Someone must have made a movement because Grimes said, “Yes, Arrio.”
“Is her lycanthropy contagious?”
“Anita,” he said.
“Shapeshifters are only contagious in animal form, and I don’t have an animal form, so, no.”
“Are you sure?” he asked.
“Not a hundred percent, no. I wouldn’t drink my blood, and if you have a cut, you might not want me to bleed on you.”
“But you’ve got five different kinds in your blood, right?” Santa asked.
“Yes,” I said.
“Then if you bled on me, I wouldn’t get just one, I’d get them all, or nothing, right?”
I nodded. “Yes.”
“Would it make me be able to do what you just did?”
“You can do what I just did.”
He shook his head, frowning. “Able to curl over twice my body weight, so, six-ninety, seven hundred pounds.”
“I’ve seen a shapeshifter about your size that could do it, but I’m not as strong as a real shapeshifter. If I were, I could do reps easy, and I can’t.”
“So a shapeshifter your size would be even stronger?” Davey, the tall blond with the nice mouth, asked.
“Absolutely.” I looked back at the lieutenant. “That’s what I mean about the vest and helmet. It just won’t protect you from that level of strength.”
“It will protect you if you get hit in the chest or head.”
“Some.”
“You’ll wear the full gear when you go out with us, Anita.”
“You’re the boss.”
He smiled. “Reports say you aren’t much for following orders.”
“I’m not.”
“But I’m the boss.”
“For these men, this unit, you are, and if I want to work with you, that makes you the boss.”
“You have a federal badge. You could try to be the boss.”
I laughed. “I’ve seen the way the men react to you. I could have a dozen federal badges, and that wouldn’t make any of these guys see me as their boss.”
“It will let you take all your weapons into the main station if you want to rub their faces in it.”
“I’m trying to make friends here, not enemies.”
“Then you’ll be the most polite fed we’ve met in a while.”
I shrugged. “I just want to start hunting these vampires before dark. Tell me what I have to do to make that happen, and I’ll do it.”
“Collect your gear. We’ll take you to Shaw.”
“Do I wear my gear or just carry it?”
“You asking my opinion?”
“Yes.”
“Carrying it is less aggressive, but they may also see it as a weakness.”
“If I asked you to just take me to the crime scene, would you?”
“No.”
I sighed. “Fine, take me to Shaw. Let him check under my hood, too.”
“Why does that sound dirty?” Santa asked.
“Because everything sounds dirty to you,” Mercy said.
Santa grinned. “Not everything.”
“Why are you called Santa?” I asked.
He aimed that grin at me. “Because I know who’s been naughty and who’s been nice.”
I gave him a look.
He did a Boy Scout salute. “Honest.”
“He’s not lying,” Spider of the curly brown hair said.
I waved my hands, as if clearing the air. “Fine, whatever that means.
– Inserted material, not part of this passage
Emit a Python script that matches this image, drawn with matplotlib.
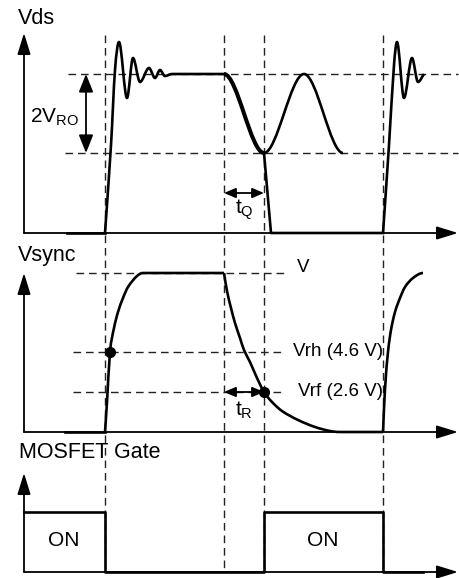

Let’s go.” I started walking toward Grimes, Rocco, Hooper, and my gear.
Mercy called out, loud enough so it would carry, “Tell us, Santa, is Blake naughty or nice?”
I felt something prickle along my back. It made me whirl around and glare at Santa. “I let Cannibal inside my shields; you don’t get in.”
Santa had a look on his face, as if he were hearing things I couldn’t hear. He blinked and looked at me, his eyes a little unfocused, as if he were having to draw himself back from far away. “I can’t get past her shields.”
“Come on, Blake,” Mercy said, “don’t you want to know if you’re naughty or nice?”
“I’m naughty, Mercer, I’ve killed too many people to be nice.” I didn’t wait to see their reaction. I just turned and went for my gear. I’d pack up, and they’d pass me to Sheriff Shaw. Maybe he’d just take Lieutenant Grimes’s word that I was okay, but remembering the look on Shaw’s face as we drove off, I doubted it. I appreciated everyone’s professional caution, but if this kept up, it would be dark before I got to do my job, and I did not want to hunt Vittorio in the dark. He’d mailed me the head of the last vampire hunter who’d tried to kill him; I was betting he’d be happy to cut me up and mail me to someone, too.